- WHAT THE EXERCISE ASKS
The line holding "(882,570) -- cycle;" is the last one to output; start at the first line of the data, keep every line in between exactly, and leave out pictures.

• • • • • • •

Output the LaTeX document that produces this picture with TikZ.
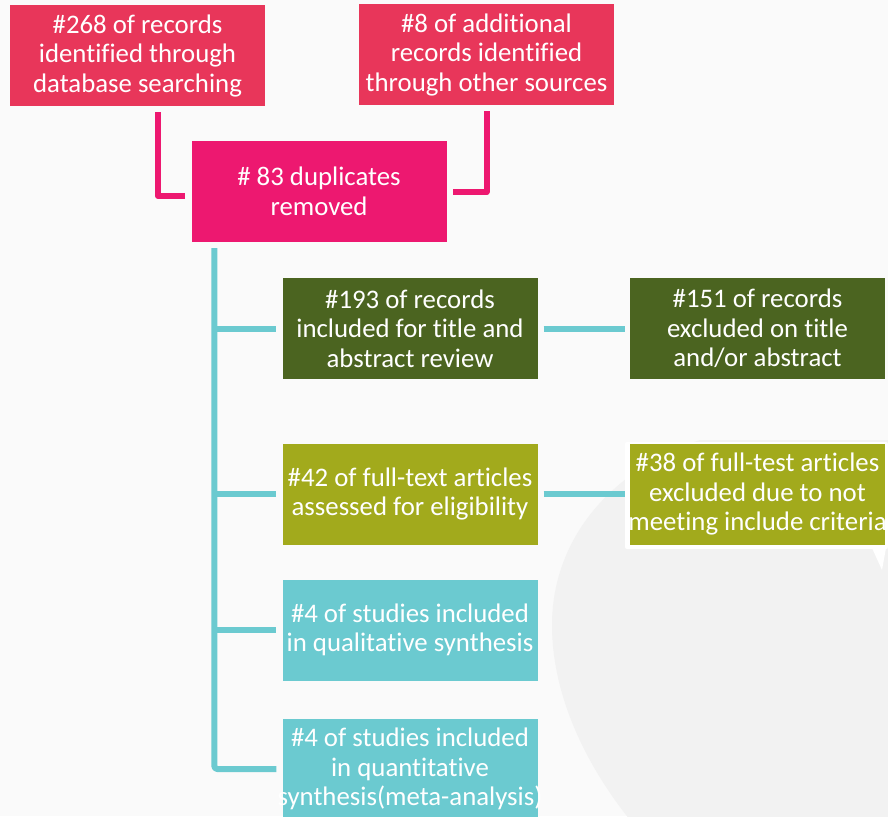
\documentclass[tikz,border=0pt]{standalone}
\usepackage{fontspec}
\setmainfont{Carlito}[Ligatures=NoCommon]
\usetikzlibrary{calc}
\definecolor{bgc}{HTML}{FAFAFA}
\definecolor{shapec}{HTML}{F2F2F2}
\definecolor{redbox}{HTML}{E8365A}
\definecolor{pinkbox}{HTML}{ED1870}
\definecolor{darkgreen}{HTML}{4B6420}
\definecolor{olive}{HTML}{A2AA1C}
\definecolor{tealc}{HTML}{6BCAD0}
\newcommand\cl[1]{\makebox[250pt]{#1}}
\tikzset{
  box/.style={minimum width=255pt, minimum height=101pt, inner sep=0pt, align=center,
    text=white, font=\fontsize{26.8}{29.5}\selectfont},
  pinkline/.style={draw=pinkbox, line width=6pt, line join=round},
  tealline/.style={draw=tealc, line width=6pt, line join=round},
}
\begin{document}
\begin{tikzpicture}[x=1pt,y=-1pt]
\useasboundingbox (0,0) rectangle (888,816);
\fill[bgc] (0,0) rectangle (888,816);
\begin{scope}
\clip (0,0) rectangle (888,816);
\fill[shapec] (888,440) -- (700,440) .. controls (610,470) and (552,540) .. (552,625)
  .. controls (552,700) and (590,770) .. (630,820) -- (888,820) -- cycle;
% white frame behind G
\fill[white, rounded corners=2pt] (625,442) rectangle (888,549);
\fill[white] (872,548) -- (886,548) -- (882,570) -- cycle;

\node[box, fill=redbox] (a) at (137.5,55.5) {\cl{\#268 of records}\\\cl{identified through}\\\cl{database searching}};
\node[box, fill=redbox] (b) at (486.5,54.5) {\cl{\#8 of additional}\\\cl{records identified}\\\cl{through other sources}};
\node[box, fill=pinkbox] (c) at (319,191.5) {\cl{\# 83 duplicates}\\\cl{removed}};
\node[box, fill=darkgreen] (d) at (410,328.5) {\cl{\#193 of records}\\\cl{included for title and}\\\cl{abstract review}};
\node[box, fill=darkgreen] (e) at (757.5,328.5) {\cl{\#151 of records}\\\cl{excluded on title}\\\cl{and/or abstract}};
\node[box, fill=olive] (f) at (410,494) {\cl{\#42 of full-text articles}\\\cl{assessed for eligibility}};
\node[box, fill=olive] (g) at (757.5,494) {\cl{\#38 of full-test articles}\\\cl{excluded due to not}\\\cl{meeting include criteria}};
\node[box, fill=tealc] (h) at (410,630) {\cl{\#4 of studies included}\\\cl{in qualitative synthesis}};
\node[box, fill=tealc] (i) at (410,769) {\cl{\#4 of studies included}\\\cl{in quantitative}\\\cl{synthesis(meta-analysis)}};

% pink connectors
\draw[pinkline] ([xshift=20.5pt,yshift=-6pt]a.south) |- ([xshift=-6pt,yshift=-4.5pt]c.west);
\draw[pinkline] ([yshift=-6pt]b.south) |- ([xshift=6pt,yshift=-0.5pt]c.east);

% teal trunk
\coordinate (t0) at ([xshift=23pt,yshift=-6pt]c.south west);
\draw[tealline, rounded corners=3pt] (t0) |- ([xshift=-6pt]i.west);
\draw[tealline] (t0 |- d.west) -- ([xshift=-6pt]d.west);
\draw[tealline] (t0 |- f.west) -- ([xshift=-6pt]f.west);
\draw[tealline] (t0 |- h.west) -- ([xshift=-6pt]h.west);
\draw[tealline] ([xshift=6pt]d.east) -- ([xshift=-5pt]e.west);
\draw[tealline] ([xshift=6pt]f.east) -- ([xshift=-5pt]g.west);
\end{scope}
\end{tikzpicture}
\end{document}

• • • • • • •

- TASK OUTPUT
Output the LaTeX document that produces this picture with TikZ.
\documentclass[tikz,border=0pt]{standalone}
\usepackage{fontspec}
\setmainfont{Carlito}[Ligatures=NoCommon]
\usetikzlibrary{calc}
\definecolor{bgc}{HTML}{FAFAFA}
\definecolor{shapec}{HTML}{F2F2F2}
\definecolor{redbox}{HTML}{E8365A}
\definecolor{pinkbox}{HTML}{ED1870}
\definecolor{darkgreen}{HTML}{4B6420}
\definecolor{olive}{HTML}{A2AA1C}
\definecolor{tealc}{HTML}{6BCAD0}
\newcommand\cl[1]{\makebox[250pt]{#1}}
\tikzset{
  box/.style={minimum width=255pt, minimum height=101pt, inner sep=0pt, align=center,
    text=white, font=\fontsize{26.8}{29.5}\selectfont},
  pinkline/.style={draw=pinkbox, line width=6pt, line join=round},
  tealline/.style={draw=tealc, line width=6pt, line join=round},
}
\begin{document}
\begin{tikzpicture}[x=1pt,y=-1pt]
\useasboundingbox (0,0) rectangle (888,816);
\fill[bgc] (0,0) rectangle (888,816);
\begin{scope}
\clip (0,0) rectangle (888,816);
\fill[shapec] (888,440) -- (700,440) .. controls (610,470) and (552,540) .. (552,625)
  .. controls (552,700) and (590,770) .. (630,820) -- (888,820) -- cycle;
% white frame behind G
\fill[white, rounded corners=2pt] (625,442) rectangle (888,549);
\fill[white] (872,548) -- (886,548) -- (882,570) -- cycle;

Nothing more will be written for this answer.